- Пусть самоубийство и не самый лучший выход, но в данной ситуации вполне оправданный. Не сомневаюсь, что Марина хорошенько попила кровь и из Вити, и из своих сыновей. Вот и освободила бы всех троих от своего присутствия. И это я считаю благородным поступком. Они бы погоревали-погоревали, но в душе, не сомневаюсь, вздохнули бы с облегчением. Я сама в юности раз десять лежала в больнице и видела, как родные ухаживали за тяжелобольными. И ещё неизвестно, кому из них тяжелей. И я ничуть не осуждала, когда муж, сын или дочь не очень-то убивались после кончины женщины, годами болевшей. Ухаживать за больным и капризным человеком, - а многие больные становятся просто невыносимыми, - это, поверьте, очень тяжкий крест.
Немного помолчав, Алла обратилась к Тамаре:
- Томик, сделай кофейку, пожалуйста. Что-то у меня в горле пересохло после таких длинных речей.
- Может, коньяку? - с готовностью предложил Матвей, чтобы хоть как-то загладить вину.
- Можно и коньячку, - согласилась верная боевая подруга уже ровным тоном, и все "самаритяне" обрадовано повскакали с мест.
Матвей полез за коньяком в сейф - место, где большинство мужчин почему-то предпочитает хранить спиртное, видимо, опасаясь, что кто-то покусится на их сокровище, - а женщины помчались в соседнюю комнату, к холодильнику, кофейнику и шкафу с посудой.
Когда стол был накрыт, и все пригубили коньяк, Алла сказала:
- В общем, ребята, Витя был очень хорошим и порядочным человеком. И кому из них было тяжелее, - ему или Марине, - это ещё бабка надвое сказала. И не сомневаюсь, что он создал для неё отличные условия. Когда мы с ним познакомились, Витя в очень деликатной форме объяснил, что его жена парализована. Я хоть и пыталась поначалу хохмить по-черному, но если честно, то от зависти. Потом призналась ему, что была бы не против быть замужем за человеком, который не бросит меня, даже если я стану инвалидом. И именно тогда я посмотрела на него другими глазами, а до этого видела в нем лишь гэбиста, сборщика компромата.

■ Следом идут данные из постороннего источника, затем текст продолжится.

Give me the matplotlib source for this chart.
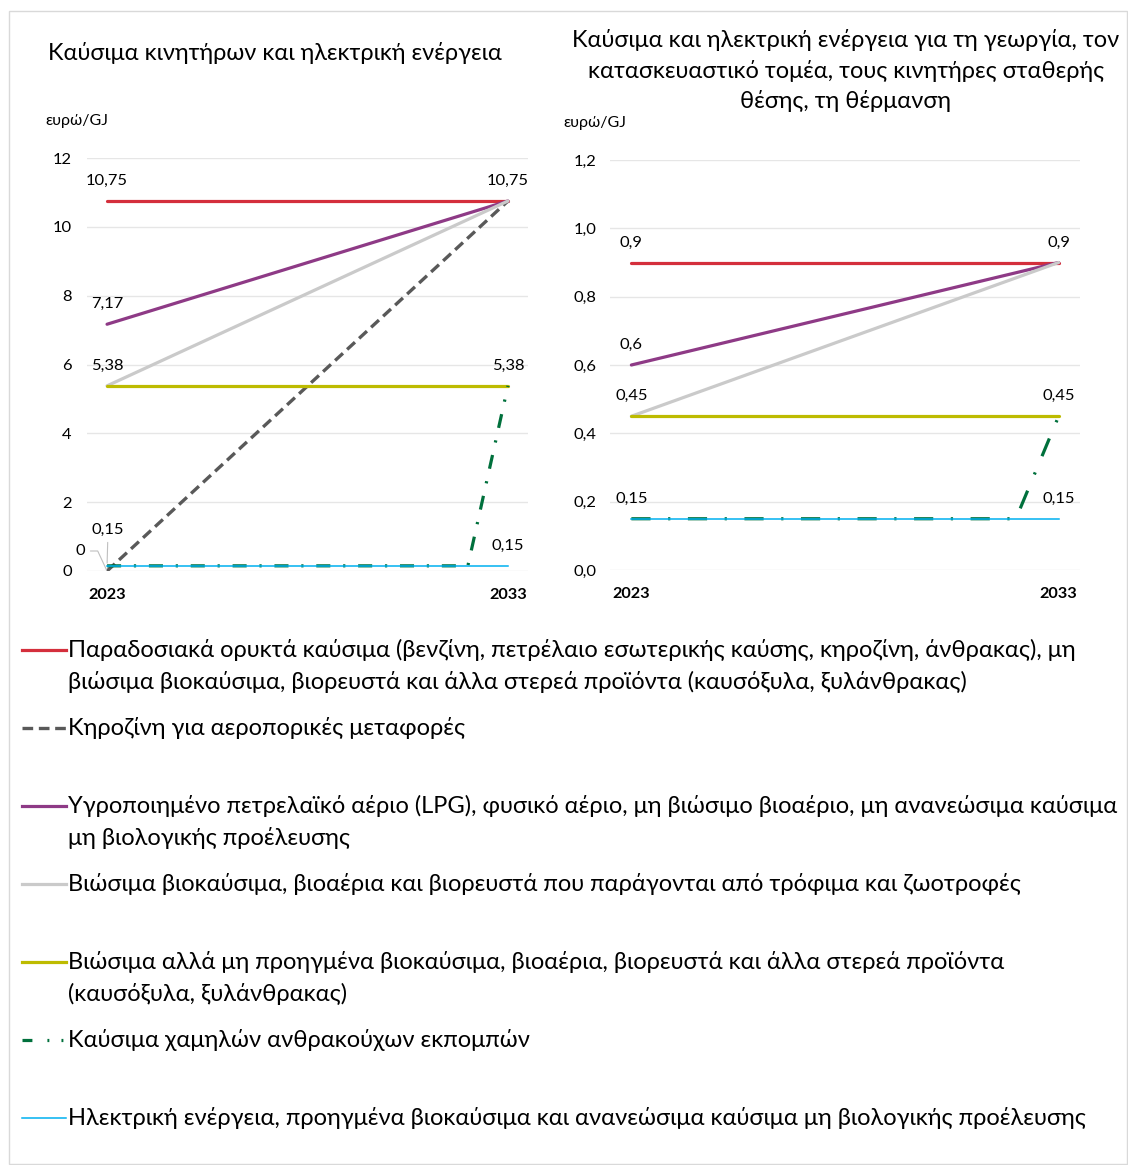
import matplotlib
matplotlib.use('Agg')
import matplotlib.pyplot as plt
from matplotlib.lines import Line2D
from matplotlib.patches import Rectangle

plt.rcParams['font.family'] = ['Lato', 'DejaVu Sans']

# ---- data ----
years = [2023, 2033]
years_all = [2023, 2024, 2025, 2026, 2027, 2028, 2029, 2030, 2031, 2032, 2033]

motor_fossil = [10.75, 10.75]
motor_kerosene = [0, 10.75]
motor_lpg = [7.17, 10.75]
motor_food_bio = [5.38, 10.75]
motor_sust_bio = [5.38, 5.38]
motor_low_carbon = [0.15, 0.15, 0.15, 0.15, 0.15, 0.15, 0.15, 0.15, 0.15, 0.15, 5.38]
motor_electric = [0.15, 0.15]

agri_fossil = [0.9, 0.9]
agri_lpg = [0.6, 0.9]
agri_food_bio = [0.45, 0.9]
agri_sust_bio = [0.45, 0.45]
agri_low_carbon = [0.15, 0.15, 0.15, 0.15, 0.15, 0.15, 0.15, 0.15, 0.15, 0.15, 0.45]
agri_electric = [0.15, 0.15]

left_title = 'Καύσιμα κινητήρων και ηλεκτρική ενέργεια'
right_title = ['Καύσιμα και ηλεκτρική ενέργεια για τη γεωργία, τον',
               'κατασκευαστικό τομέα, τους κινητήρες σταθερής',
               'θέσης, τη θέρμανση']
unit = 'ευρώ/GJ'

legend_labels = [
    'Παραδοσιακά ορυκτά καύσιμα (βενζίνη, πετρέλαιο εσωτερικής καύσης, κηροζίνη, άνθρακας), μη\n'
    'βιώσιμα βιοκαύσιμα, βιορευστά και άλλα στερεά προϊόντα (καυσόξυλα, ξυλάνθρακας)',
    'Κηροζίνη για αεροπορικές μεταφορές',
    'Υγροποιημένο πετρελαϊκό αέριο (LPG), φυσικό αέριο, μη βιώσιμο βιοαέριο, μη ανανεώσιμα καύσιμα\n'
    'μη βιολογικής προέλευσης',
    'Βιώσιμα βιοκαύσιμα, βιοαέρια και βιορευστά που παράγονται από τρόφιμα και ζωοτροφές',
    'Βιώσιμα αλλά μη προηγμένα βιοκαύσιμα, βιοαέρια, βιορευστά και άλλα στερεά προϊόντα\n'
    '(καυσόξυλα, ξυλάνθρακας)',
    'Καύσιμα χαμηλών ανθρακούχων εκπομπών',
    'Ηλεκτρική ενέργεια, προηγμένα βιοκαύσιμα και ανανεώσιμα καύσιμα μη βιολογικής προέλευσης',
]

styles = [
    dict(color='#D42F3C', lw=2.3, solid_capstyle='round'),
    dict(color='#595959', lw=2.4, dashes=(3.2, 1.7)),
    dict(color='#8E3A86', lw=2.3, solid_capstyle='round'),
    dict(color='#CACACA', lw=2.3, solid_capstyle='round'),
    dict(color='#BDBB00', lw=2.3, solid_capstyle='round'),
    dict(color='#00703C', lw=2.3, dashes=(4.4, 4, 0.7, 4)),
    dict(color='#00B0F0', lw=1.1),
]

W, H = 1128, 1165
fig = plt.figure(figsize=(W / 100, H / 100), dpi=100)
renderer = fig.canvas.get_renderer()


def fx(px):
    return px / W


def fy(py):
    return 1 - py / H


def fit_size(s, width_px, **kw):
    t = fig.text(0, 0, s, fontsize=10, **kw)
    w = t.get_window_extent(renderer).width
    t.remove()
    return 10 * width_px / w


title_fs = fit_size(left_title, 454)
unit_fs = fit_size(unit, 63)
tick_fs = fit_size('10,75', 42)
year_fs = fit_size('2023', 38, weight='bold')
legend_fs = fit_size(legend_labels[2].split('\n')[0], 1055)

# frame around the figure
fig.patches.append(Rectangle((fx(9), fy(1164)), fx(1127) - fx(9), fy(11) - fy(1164),
                             transform=fig.transFigure, fill=False, ec='#D9D9D9', lw=1))


def comma(v, fmt='{:g}'):
    return fmt.format(v).replace('.', ',')


def setup_axes(ax, ymax, ystep, yfmt, pad):
    ax.set_xlim(2022.5, 2033.5)
    ax.set_ylim(0, ymax)
    yt = [round(i * ystep, 2) for i in range(int(round(ymax / ystep)) + 1)]
    ax.set_yticks(yt)
    ax.set_yticklabels([comma(v, yfmt) for v in yt], fontsize=tick_fs)
    ax.set_xticks(years)
    ax.set_xticklabels([str(y) for y in years], fontsize=year_fs, fontweight='bold')
    ax.tick_params(axis='y', length=0, pad=pad)
    ax.tick_params(axis='x', length=0, pad=12)
    for sp in ax.spines.values():
        sp.set_visible(False)
    ax.grid(axis='y', color='#E6E6E6', lw=1)
    ax.set_axisbelow(True)


def label(ax, x, y, text, dy=20, dx=0):
    ax.annotate(text, (x, y), xytext=(dx, dy), textcoords='offset pixels',
                ha='center', va='center', fontsize=tick_fs)


# ---- left chart ----
axl = fig.add_axes([fx(87), fy(571), fx(528) - fx(87), fy(158) - fy(571)])
setup_axes(axl, 12, 2, '{:g}', 11)
left_series = [motor_fossil, motor_kerosene, motor_lpg, motor_food_bio, motor_sust_bio,
               motor_low_carbon, motor_electric]
for vals, st in zip(left_series, styles):
    xs = years_all if len(vals) == len(years_all) else years
    axl.plot(xs, vals, **st)

label(axl, years[0], motor_fossil[0], comma(motor_fossil[0]))
label(axl, years[1], motor_fossil[1], comma(motor_fossil[1]))
label(axl, years[0], motor_lpg[0], comma(motor_lpg[0]))
label(axl, years[0], motor_food_bio[0], comma(motor_food_bio[0]))
label(axl, years[1], motor_sust_bio[1], comma(motor_sust_bio[1]))
label(axl, years[1], motor_electric[1], comma(motor_electric[1]))
axl.annotate(comma(motor_electric[0]), (years[0], motor_electric[0]), xytext=(1, 36),
             textcoords='offset pixels', ha='center', va='center', fontsize=tick_fs,
             arrowprops=dict(arrowstyle='-', color='#BFBFBF', lw=0.8, shrinkA=2, shrinkB=2))
axl.annotate(comma(motor_kerosene[0]), (years[0], motor_kerosene[0]), xytext=(-27, 20),
             textcoords='offset pixels', ha='center', va='center', fontsize=tick_fs,
             arrowprops=dict(arrowstyle='-', color='#BFBFBF', lw=0.8, shrinkA=2, shrinkB=1,
                             connectionstyle='angle,angleA=0,angleB=115,rad=0'))

# ---- right chart ----
axr = fig.add_axes([fx(610), fy(570), fx(1080) - fx(610), fy(160) - fy(570)])
setup_axes(axr, 1.2, 0.2, '{:.1f}', 10)
right_series = [agri_fossil, None, agri_lpg, agri_food_bio, agri_sust_bio,
                agri_low_carbon, agri_electric]
for vals, st in zip(right_series, styles):
    if vals is None:
        continue
    xs = years_all if len(vals) == len(years_all) else years
    s = dict(st)
    if 'dashes' in s:
        s['dashes'] = (6, 5.5, 0.7, 5.5)
    axr.plot(xs, vals, **s)

for vals in [agri_fossil, agri_sust_bio, agri_electric]:
    label(axr, years[0], vals[0], comma(vals[0]))
    label(axr, years[1], vals[1], comma(vals[1]))
label(axr, years[0], agri_lpg[0], comma(agri_lpg[0]))

# ---- titles ----
fig.text(fx(275), fy(53), left_title, ha='center', va='center', fontsize=title_fs)
for k, line in enumerate(right_title):
    fig.text(fx(846), fy(40 + 30.5 * k), line, ha='center', va='center', fontsize=title_fs)
fig.text(fx(45), fy(121), unit, ha='left', va='center', fontsize=unit_fs)
fig.text(fx(563), fy(123), unit, ha='left', va='center', fontsize=unit_fs)

# ---- legend ----
for i, (lab, st) in enumerate(zip(legend_labels, styles)):
    y = 650 + 78 * i
    s = dict(st)
    s.pop('solid_capstyle', None)
    if i == 5:
        s['dashes'] = (3.1, 4.7, 0.6, 3.8, 0.6, 10)
    fig.add_artist(Line2D([fx(22), fx(66)], [fy(y), fy(y)], transform=fig.transFigure, **s))
    for k, line in enumerate(lab.split('\n')):
        fig.text(fx(68), fy(y + 32 * k), line, ha='left', va='center', fontsize=legend_fs)

fig.savefig('out.png', dpi=100)
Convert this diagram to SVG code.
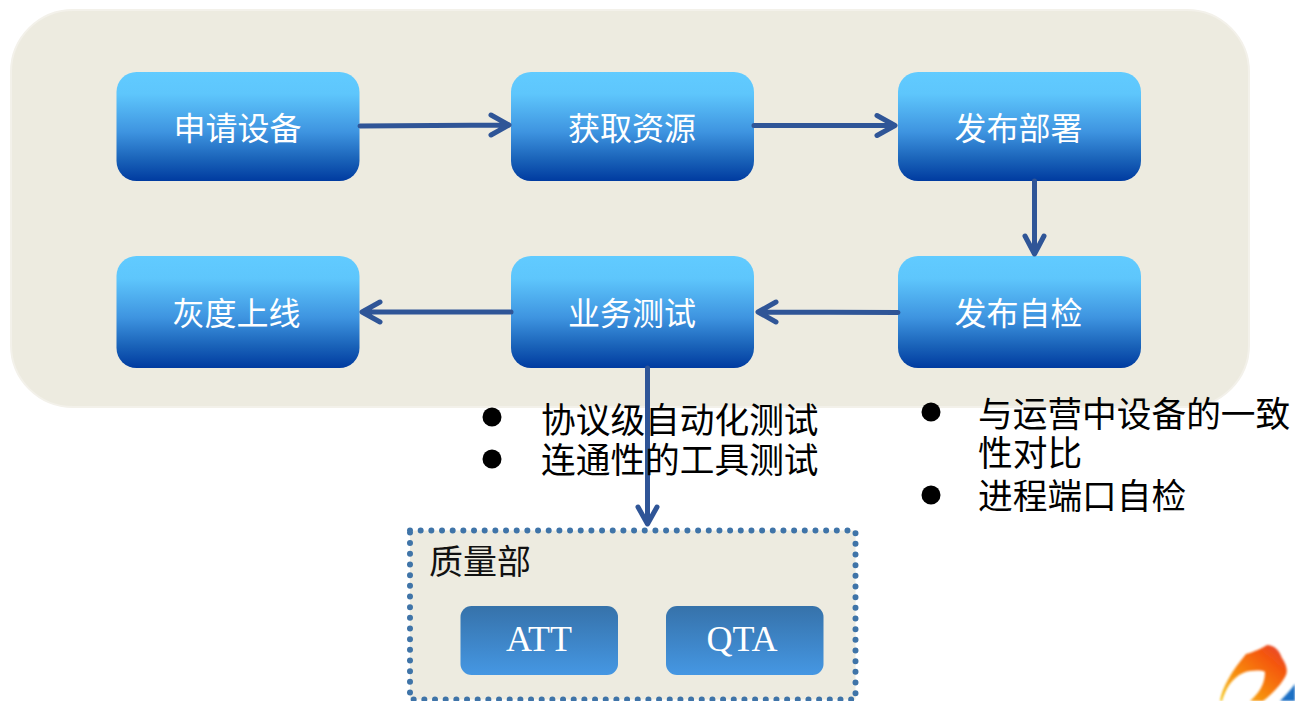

Она машинально откусила кусок бутерброда и жевала, не ощущая вкуса.
- Еще раз прости нас за бестактность, Алла, - тихо сказала Тамара. Мы так увлеклись разными версиями, будто речь идет о постороннем человеке, совсем забыв о твоей тяжелой утрате.
Остальные "самаритяне", включая и своего руководителя, уже открыли рты, чтобы тоже извиниться, но верная боевая подруга жестом остановила их:
- Бросьте, ребята, ни к чему эти реверансы. Сейчас я стараюсь не думать о том, что потеряла Виктора, а хочу как можно скорее найти и наказать его убийцу. Пепел Клааса стучит в мое сердце, - она снова замолчала, глядя в никуда, а потом со вздохом добавила: - Витя - человек, каких мало. И мне очень жаль, что он столько лет промучился с этой неблагодарной сучкой. И даже под конец жизни не имел возможности пожить так, как ему хочется. Поверьте, он это заслужил. Витя мог бы не раз остаться у меня ночевать, мог бы снять квартиру, чтобы встречаться там со мной, но не хотел расстраивать жену и всегда уходил домой. Да и беспокоился о ней, наверное, боялся оставить её одну. Он был очень ответственным человеком и достойно нес свой крест, никому не жалуясь. И даже решив на мне жениться, Витя всегда ночевал дома. Видимо, до тех пор, пока я не решилась принять его предложение, не хотел её преждевременно огорчать. Сначала намеревался все для неё обустроить, чтобы было кому за ней присматривать, и лишь потом уйти. А насчет Марины... Если бы мой муж так деликатно ко мне относился, я бы никогда никому не рассказала, что случилось двенадцать лет назад, даже если все это истинная правда. Во-первых, никакой особой его вины в этом нет, - с каждым может случиться, - а во-вторых, даже если он частично виноват, то Витя давно все искупил. И грешно ей говорить так о покойном муже, который к тому же, не просто умер от старости или болезни, а убит. В семье трагедия, а Марина, вместо того, чтобы плакать и убиваться, сводит счеты с убитым мужем и жалуется, переводя все стрелки на себя. И какая бы они ни была несчастная, то, что она так себя ведет, это грех. Не время сейчас жаловаться и проявлять эгоизм и злопамятность. Налей-ка мне ещё кофейку, Томик, - попросила Алла, чтобы заполнить паузу и собраться с силами.